Quick Take

All women spacewalk: A giant leap for womankind

| Updated on October 26, 2019

U.S. astronauts Jessica Meir (L) and Christina Koch pose in the International Space Station.NASA/Handout via REUTERS.

U.S. astronauts Jessica Meir and Christina Koch make the first all-female spacewalk outside the International Space Station in a still image from video October 18, 2019. NASA/Handout via REUTERS.

Women should get significant roles in space and inter-planetary missions

When astronauts Christina Koch and Jessica Meir floated out of the International Space Station on Friday, October 18, to successfully replace a failed power control unit in an operation that lasted over seven hours, it was a giant leap for womankind.

The historic first spacewalk by an all-female team and coordinated mostly by a veteran woman astronaut, Stephanie Wilson, from the mission centre goes beyond symbolism. It recognises the ability of women to execute tricky operations in the space.

But it cannot be ignored that the all-women spacewalk was a much-delayed event, considering that women have been in space since 1963, when Valentina Tereshkova flew with the Vostok-6 mission, and they have spacewalked since 1984 when Svetlana Savitskaya of the USSR and Kathyrn D Sullivan of the US walked a few months apart.

Until this October, 14 women of different nationalities had successfully carried out extra-vehicular activities, as spacewalks are referred to, over the last 35 years, mostly to carry out some essential housekeeping activities outside the space station, such as replacing a failed part. Meir is the 15th female astronaut to spacewalk. Until October 18, female astronauts were sent in teams with male astronauts on such walks.

It is not that women astronauts are not competent enough to carry out these activities alone, rather it was a case of NASA and other space organisations not sending all-female teams outside the space station. In this specific case of NASA, it failed to ensure that there were more than one medium-sized spacesuits together its components onboard the space station to enable all-female spacewalks.

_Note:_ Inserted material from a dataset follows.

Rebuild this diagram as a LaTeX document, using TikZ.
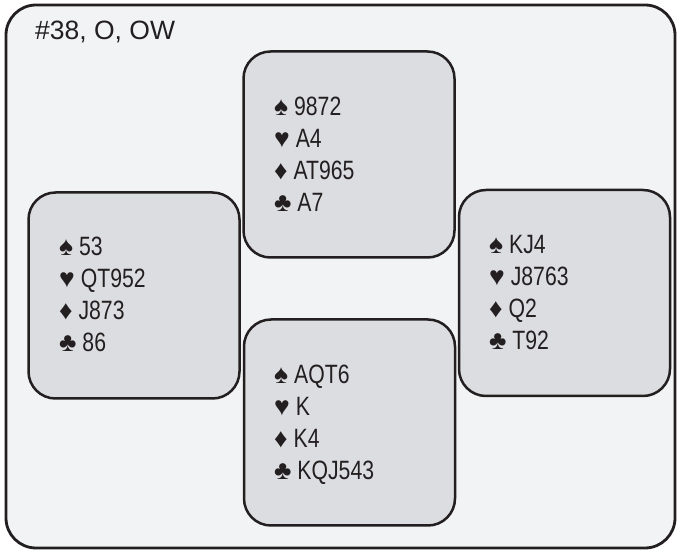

The ISS had only one medium-sized spacesuit that fits women compared to the larger-sized ones that are made for men. That lapse prevented an all-women spacewalk scheduled for March. It was only after NASA sent up another medium-sized space-suit earlier this month that the October 18 event could happen. Spacewalking requires special suits fitted with components of appropriate size that fits the astronaut well to protect his or her body from harm due to changes in pressures and gravity outside the space station. For NASA, the next milestone is landing a woman on the moon.

Women have been involved in critical functions in space missions in countries that have projects running. In India, women have had critical roles in the Mangalyaan and Chandrayaan missions. M Vanitha was the project director and Ritu Karidhal was the mission director of the recent Chandrayaan 2 mission. Karidhal was earlier the deputy operations director for the Mangalyaan mission. Space organisations in India and other key nations such as the US, China and Russia need to embrace institutional changes that allow women scientists and astronauts take on significant and critical roles.